Sacramento exploring four new bike lane designs to boost rider safety on roads
AI-generated summary reviewed by our newsroom.
- Sacramento explores four concrete-based bike lane designs to replace plastic posts.
- Protected bike lanes attract twice as many riders and reduce crash severity rates.
- City planners weigh upfront costs of concrete barriers against long-term durability.
Sacramento’s future protocols for separated bike lanes could involve a lot more concrete and fewer chunky plastic posts.
In a presentation Thursday at the city’s Active Transportation Commission meeting, Jeff Jelsma, an associate planner in the Department of Public Works, described four types of potential separated bike lanes that could eventually become the standard for new permanent bike lanes with approval from the City Council. All four designs involved varying types of concrete barriers placed between cyclists and vehicles.
Currently, Jelsma said, 44% of trips in the city are under three miles, but 85% of those short trips still involve a car. City staff have recognized that the more separated bike lanes are from traffic, the more people feel comfortable enough to ride. A study published this month in the academic journal Nature Cities found that protected bike lanes attract about twice as many riders as unprotected bike lanes. They have also been shown to make roads safer for everyone on them, the research noted.
“Separated bikeways result in increased safety for all street users, not just folks walking or biking: That’s including people driving,” Jelsma said. “A study that analyzed crash data over the last 13-year period found that areas with separated bike lanes on city streets resulted in 44% fewer deaths and 50% fewer serious injuries.”
The dangers of sharing space with drivers are significant.
Jelsma said that 205 bike crashes occur in the city each year. In 2025, at least two cyclists — Zhen Cheng Kuang, 76; and Cornelius Jesse, 59 — died in collisions on city streets. At least seven pedestrians — Jonathon T. Slaugh, 62; Adrienne Keyana Johnson, 33; William Andrew Akens Jr., 26; Ernesto Torres, 58; Thongthai Xanaxay, 55; Natalia Regina Sanchez, 50; and Kaleb Josiah Green, 22 — have also died in the city since January.
What would the bike lanes look like?
The most significant separation would go on streets with a speed limit of 35 mph or faster with no parking and relatively short buildings, to accommodate potential emergency response. That intervention would look like a miniature concrete construction barrier between 18 and 27 inches tall.
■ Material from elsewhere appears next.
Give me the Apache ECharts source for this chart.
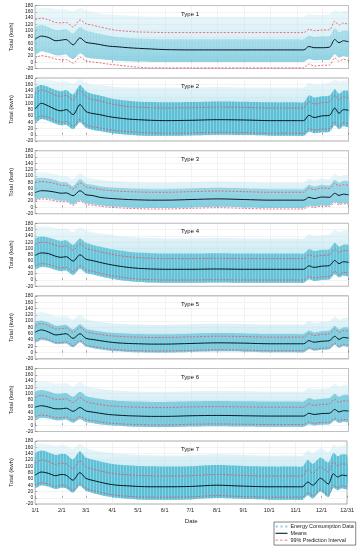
<!DOCTYPE html>
<html><head><meta charset="utf-8">
<script src="https://cdn.jsdelivr.net/npm/echarts@6/dist/echarts.min.js"></script>
<style>html,body{margin:0;padding:0;background:#fff}#c{width:357px;height:550px}</style>
</head><body><div id="c"></div>
<script>
// ---------------- data ----------------
const DAYS = [0,7,15,24,30,36,44,52,59,66,75,85,95,108,120,135,151,181,212,243,273,304,312,318,324,333,342,348,353,358,364];
const X_TICKS = [0,31,59,90,120,151,181,212,243,273,304,334,364];
const X_LABELS = ['1/1','2/1','3/1','4/1','5/1','6/1','7/1','8/1','9/1','10/1','11/1','12/1','12/31'];
const TYPES = ['Type 1','Type 2','Type 3','Type 4','Type 5','Type 6','Type 7'];

const MEAN_1 = [73,83,79,68,70,72,55,77,63,60,56,51,49,46,44,42,40,39,39,39,39,39,39,50,46,46,48,72,62,68,65];
const UPPER_1 = [135,140,135,126,125,126,112,134,122,118,112,106,101,98,96,95,94,94,94,94,94,94,94,105,100,102,103,130,118,124,120];
const LOWER_1 = [11,21,17,10,8,8,-3,16,4,1,-2,-6,-9,-13,-16,-18,-18,-18,-18,-18,-18,-18,-18,-6,-12,-10,-9,14,3,9,6];
const DLO_1 = [25,35,30,22,22,24,10,28,16,12,10,7,5,3,2,1,1,1,1,1,1,1,1,10,6,8,8,25,15,20,18];
const DHI_1 = [110,118,112,102,102,104,92,112,100,96,90,84,80,77,75,74,73,73,73,73,73,73,73,85,80,82,83,108,95,100,98];
const SHI_1 = [168,172,172,170,168,168,162,172,165,160,155,152,150,148,146,145,144,144,144,144,144,144,144,152,150,150,152,165,160,162,160];

const MEAN_2 = [82,100,92,80,76,80,64,96,74,68,64,58,54,50,48,46,45,46,48,47,45,45,45,62,55,60,62,85,68,80,78];
const UPPER_2 = [130,142,136,125,122,125,110,142,120,112,108,100,95,90,88,86,85,86,88,87,85,85,85,105,98,102,105,125,110,120,118];
const LOWER_2 = [50,60,55,45,40,42,28,50,32,26,22,17,13,10,8,6,5,6,8,7,5,5,5,20,15,18,20,42,28,38,36];
const DLO_2 = [40,50,45,35,30,32,18,40,22,16,12,7,3,0,-2,-3,-3,-2,0,-1,-3,-3,-3,10,5,8,10,30,18,28,25];
const DHI_2 = [148,158,152,142,138,142,128,158,138,130,125,118,112,108,105,104,103,104,106,105,103,103,103,125,118,122,125,145,130,140,138];
const SHI_2 = [170,176,175,170,168,170,162,178,165,160,158,155,152,150,150,150,150,150,152,150,150,150,150,165,160,162,165,175,170,172,170];

const MEAN_3 = [47,53,52,48,45,46,37,53,40,38,32,29,27,25,24,23,23,25,27,25,23,23,23,32,28,33,32,45,38,42,40];
const UPPER_3 = [79,82,80,75,70,70,58,78,65,62,57,54,52,50,49,48,48,50,52,50,48,48,48,62,56,62,60,76,68,72,70];
const LOWER_3 = [22,27,25,20,18,18,7,20,10,7,4,1,-1,-3,-4,-5,-5,-3,-1,-3,-5,-5,-5,3,0,4,3,15,8,12,10];
const DLO_3 = [25,30,28,23,21,21,10,23,13,10,7,4,2,0,-1,-2,-2,0,2,0,-2,-2,-2,6,3,7,6,18,11,15,13];
const DHI_3 = [90,94,92,86,80,80,68,90,75,72,67,64,62,60,59,58,58,60,62,60,58,58,58,72,66,72,70,88,78,84,82];
const SHI_3 = [108,112,110,105,100,100,90,110,96,92,88,85,83,80,79,78,78,80,82,80,78,78,78,92,86,92,90,108,98,104,102];

const MEAN_4 = [78,86,84,75,72,74,60,80,66,62,56,50,45,40,37,35,34,34,35,34,34,34,34,45,40,44,46,62,52,58,56];
const UPPER_4 = [112,120,118,110,106,108,95,115,100,96,90,84,78,74,71,69,68,68,69,68,68,68,68,80,75,78,80,98,88,94,92];
const LOWER_4 = [45,52,50,42,38,40,26,46,32,28,22,16,11,6,3,1,0,0,1,0,0,0,0,12,7,10,12,28,18,24,22];
const DLO_4 = [35,42,40,32,28,30,16,36,22,18,12,6,1,-3,-6,-8,-9,-9,-8,-9,-9,-9,-9,2,-3,0,2,18,8,14,12];
const DHI_4 = [130,138,135,128,124,126,112,132,118,112,106,100,95,90,87,85,84,84,85,84,84,84,84,98,92,96,98,118,106,112,110];
const SHI_4 = [165,170,170,165,162,163,152,168,158,152,148,145,140,138,135,133,132,132,133,132,132,132,132,145,140,142,145,160,152,158,155];

const MEAN_5 = [65,72,66,56,58,60,45,60,45,42,38,34,31,29,28,27,27,29,31,30,28,28,28,38,33,36,38,52,42,48,46];
const UPPER_5 = [86,92,86,75,76,78,64,80,66,62,58,54,52,50,49,48,48,50,52,51,49,49,49,60,54,58,60,75,64,70,68];
const LOWER_5 = [38,46,42,32,32,34,22,38,24,20,16,12,9,7,6,5,5,7,9,8,6,6,6,16,11,14,16,30,20,26,24];
const DLO_5 = [33,41,37,27,27,29,17,33,19,15,11,7,4,2,1,0,0,2,4,3,1,1,1,11,6,9,11,25,15,21,19];
const DHI_5 = [95,102,96,85,86,88,74,90,76,72,68,64,62,60,59,58,58,60,62,61,59,59,59,70,64,68,70,85,74,80,78];
const SHI_5 = [125,130,125,115,115,117,105,120,106,102,98,94,92,90,89,88,88,90,92,91,89,89,89,100,94,98,100,115,104,110,108];

const MEAN_6 = [57,62,58,52,52,54,44,56,45,42,38,34,32,30,29,28,28,30,31,30,29,29,29,38,34,37,38,50,42,46,45];
const UPPER_6 = [88,95,90,82,82,84,72,88,75,70,66,62,60,58,57,56,56,58,59,58,57,57,57,68,63,66,68,82,72,78,76];
const LOWER_6 = [28,32,30,24,24,26,16,28,18,15,11,7,5,3,2,1,1,3,4,3,2,2,2,10,6,9,10,22,14,18,17];
const DLO_6 = [20,24,22,16,16,18,8,20,10,7,3,0,-2,-4,-5,-6,-6,-4,-3,-4,-5,-5,-5,3,-1,2,3,15,7,11,10];
const DHI_6 = [105,112,108,100,100,102,90,106,93,88,84,80,78,76,75,74,74,76,77,76,75,75,75,86,81,84,86,100,90,96,94];
const SHI_6 = [135,140,138,132,132,134,122,138,125,120,116,112,110,108,107,106,106,108,109,108,107,107,107,118,113,116,118,132,122,128,126];

const MEAN_7 = [72,82,78,70,74,72,56,80,62,56,50,44,40,38,36,35,35,36,40,37,35,35,35,50,40,62,44,76,66,72,70];
const UPPER_7 = [110,120,115,106,110,108,92,118,98,92,86,80,76,73,71,70,69,70,74,71,69,69,69,90,78,98,82,113,102,108,106];
const LOWER_7 = [40,48,44,36,40,38,24,46,30,24,18,12,8,5,3,2,2,3,7,4,2,2,2,16,6,28,10,40,32,38,35];
const DLO_7 = [32,40,36,28,32,30,16,38,22,16,10,4,0,-3,-5,-6,-6,-5,-1,-4,-6,-6,-6,8,-2,20,2,32,24,30,27];
const DHI_7 = [140,150,145,136,140,138,122,148,128,122,116,110,106,103,101,100,99,100,104,101,99,99,99,120,108,128,112,143,132,138,136];
const SHI_7 = [168,172,170,165,168,166,155,172,158,152,148,144,140,138,136,135,134,135,138,136,134,134,134,152,142,158,145,170,162,166,165];

const PANELS = [
  {mean:MEAN_1, up:UPPER_1, lo:LOWER_1, dlo:DLO_1, dhi:DHI_1, shi:SHI_1, dense:0.15},
  {mean:MEAN_2, up:UPPER_2, lo:LOWER_2, dlo:DLO_2, dhi:DHI_2, shi:SHI_2, dense:1.0},
  {mean:MEAN_3, up:UPPER_3, lo:LOWER_3, dlo:DLO_3, dhi:DHI_3, shi:SHI_3, dense:0.35},
  {mean:MEAN_4, up:UPPER_4, lo:LOWER_4, dlo:DLO_4, dhi:DHI_4, shi:SHI_4, dense:0.85},
  {mean:MEAN_5, up:UPPER_5, lo:LOWER_5, dlo:DLO_5, dhi:DHI_5, shi:SHI_5, dense:0.55},
  {mean:MEAN_6, up:UPPER_6, lo:LOWER_6, dlo:DLO_6, dhi:DHI_6, shi:SHI_6, dense:0.6},
  {mean:MEAN_7, up:UPPER_7, lo:LOWER_7, dlo:DLO_7, dhi:DHI_7, shi:SHI_7, dense:1.0}
];

// ---------------- layout / style ----------------
const W = 357, LEFT = 21.5, RIGHT = 8.5, TOP0 = 5.5, STEP = 72.6, H = 63;
const FONT = 'Liberation Sans, Arial, sans-serif';
const chart = echarts.init(document.getElementById('c'), null, {renderer:'canvas'});

function stripes(a){
  const cv = document.createElement('canvas'); cv.width = 3; cv.height = 2;
  const g = cv.getContext('2d');
  const al = (0.25 + 0.65*a).toFixed(2);
  g.fillStyle = 'rgba(82,186,210,' + al + ')'; g.fillRect(0,0,3,2);
  g.fillStyle = 'rgba(140,212,228,' + al + ')'; g.fillRect(0,0,1,2);
  return {image: cv, repeat: 'repeat'};
}
function band(hi, lo){
  return function(params, api){
    const pts = [];
    for (let k = 0; k < DAYS.length; k++) pts.push(api.coord([DAYS[k], hi[k]]));
    for (let k = DAYS.length-1; k >= 0; k--) pts.push(api.coord([DAYS[k], lo[k]]));
    return pts;
  };
}

const grids = [], xAxes = [], yAxes = [], series = [], titles = [];
PANELS.forEach((p, i) => {
  const top = TOP0 + STEP*i;
  const last = i === PANELS.length-1;
  grids.push({left: LEFT, right: RIGHT, top: top, height: H, show: true, borderColor: '#555', borderWidth: 0.6, backgroundColor: 'transparent'});
  xAxes.push({
    type: 'value', gridIndex: i, min: 0, max: 364,
    name: last ? 'Date' : '', nameLocation: 'middle', nameGap: 14,
    nameTextStyle: {fontSize: 6, fontFamily: FONT, color: '#222'},
    axisLine: {show: false},
    axisTick: {show: true, inside: true, length: 2, customValues: X_TICKS, lineStyle: {color: '#555', width: 0.5}},
    axisLabel: {show: last, customValues: X_TICKS, fontSize: 5.5, fontFamily: FONT, color: '#222', margin: 3,
      formatter: v => X_LABELS[X_TICKS.indexOf(v)]},
    splitLine: {show: true, lineStyle: {color: '#e6e6e6', width: 0.5}}
  });
  yAxes.push({
    type: 'value', gridIndex: i, min: -20, max: 180, interval: 20,
    name: 'Total (kwh)', nameLocation: 'middle', nameGap: 12,
    nameTextStyle: {fontSize: 6, fontFamily: FONT, color: '#222'},
    axisLine: {show: false},
    axisTick: {show: true, inside: true, length: 2, lineStyle: {color: '#555', width: 0.5}},
    axisLabel: {fontSize: 5, fontFamily: FONT, color: '#222', margin: 2},
    splitLine: {show: true, lineStyle: {color: '#e6e6e6', width: 0.5}}
  });
  titles.push({text: TYPES[i], left: LEFT + (W-LEFT-RIGHT)/2, top: top + 0.5, textAlign: 'center',
    textStyle: {fontSize: 6, fontWeight: 'normal', fontFamily: FONT, color: '#111'}});

  const sparse = band(p.shi, p.dlo), dense = band(p.dhi, p.dlo);
  series.push({
    name: 'Energy Consumption Data', type: 'custom', xAxisIndex: i, yAxisIndex: i, data: [[0,0]], silent: true, z: 1,
    renderItem: (params, api) => ({type: 'polygon', shape: {points: sparse(params, api), smooth: 0.25},
      style: {fill: {type: 'linear', x: 0, y: 0, x2: 0, y2: 1, colorStops: [
        {offset: 0, color: 'rgba(205,236,244,0.4)'},
        {offset: 0.6, color: 'rgba(165,218,233,' + (0.35 + 0.35*p.dense).toFixed(2) + ')'},
        {offset: 1, color: 'rgba(150,210,228,0.75)'}]}}})
  });
  series.push({
    name: 'Energy Consumption Data', type: 'custom', xAxisIndex: i, yAxisIndex: i, data: [[0,0]], silent: true, z: 2,
    renderItem: (params, api) => ({type: 'polygon', shape: {points: dense(params, api), smooth: 0.25},
      style: {fill: stripes(p.dense)}})
  });
  series.push({
    name: 'Means', type: 'line', xAxisIndex: i, yAxisIndex: i, symbol: 'none', smooth: 0.3, z: 5, silent: true,
    data: DAYS.map((d, k) => [d, p.mean[k]]),
    lineStyle: {color: '#0b1a26', width: 1}
  });
  ['up', 'lo'].forEach(key => series.push({
    name: '99% Prediction Interval', type: 'line', xAxisIndex: i, yAxisIndex: i, symbol: 'none', smooth: 0.3, z: 4, silent: true,
    data: DAYS.map((d, k) => [d, p[key][k]]),
    lineStyle: {color: '#e44f63', width: 0.8, type: [2, 1.5]}
  }));
});

chart.setOption({
  animation: false,
  backgroundColor: '#fff',
  title: titles,
  grid: grids, xAxis: xAxes, yAxis: yAxes, series: series,
  legend: {
    orient: 'vertical', left: 274, top: 522, selectedMode: false,
    borderColor: '#333', borderWidth: 0.6, backgroundColor: '#fff', borderRadius: 0,
    padding: [2, 2, 2.5, 1.5], itemGap: 1.8, itemWidth: 12, itemHeight: 5,
    textStyle: {fontSize: 5.4, fontFamily: FONT, color: '#222', padding: [0, 0, 0, -2]},
    data: [
      {name: 'Energy Consumption Data', icon: 'path://M1,2a1,1 0 1,0 2,0a1,1 0 1,0 -2,0zM5,2a1,1 0 1,0 2,0a1,1 0 1,0 -2,0zM9,2a1,1 0 1,0 2,0a1,1 0 1,0 -2,0z', itemStyle: {color: '#9fd3e2'}},
      {name: 'Means', icon: 'path://M0,0h12v1.1h-12z', itemStyle: {color: '#0b1a26'}},
      {name: '99% Prediction Interval', icon: 'path://M0,0h2.5v0.9h-2.5zM4.5,0h2.5v0.9h-2.5zM9,0h3v0.9h-3z', itemStyle: {color: '#e44f63'}}
    ]
  }
});
</script></body></html>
Other separated bike lanes were extruded curbs, a type of continuous curb laid directly onto the street; precast curbs, which bear some resemblance to a blockier version of a wheel stop in a parking lot; and sidewalk widening projects that place a bike lane two to four inches below the level of the pedestrian walkway but still elevated above street level.
As these options work their way through the city government, the go-to standard for separated bike lanes will continue to be the thick green plastic bollards, known as K-71 posts. Those posts are relatively cheap to purchase and install. Because they are plastic bollards, motor vehicles can damage or destroy them easily, driving up maintenance costs.
The concrete interventions would require more upfront spending compared to the K-71 posts. But, Jelsma said, “If you look over the lifespan of, say, the K-71, it might actually, in the long run, might be cheaper if you have a concrete barrier, because they’re a little more durable. You wouldn’t have to replace them as often.”
The sidewalk extension bike lanes would likely be the most expensive. Jelsma said they would be a good intervention on boulevards with relatively long blocks: He gave the 65th Street Expressway as an example. The road has been identified for a possible lane reduction in the 2040 General Plan that would leave room to extend the width of the sidewalk.
He nodded to the fact that the Department of Public Works is always constrained by which grant funding it can win. The team would install that type of bike lane on 65th, he said, “if and when we ever had the funds to do a full reconstruction of it.”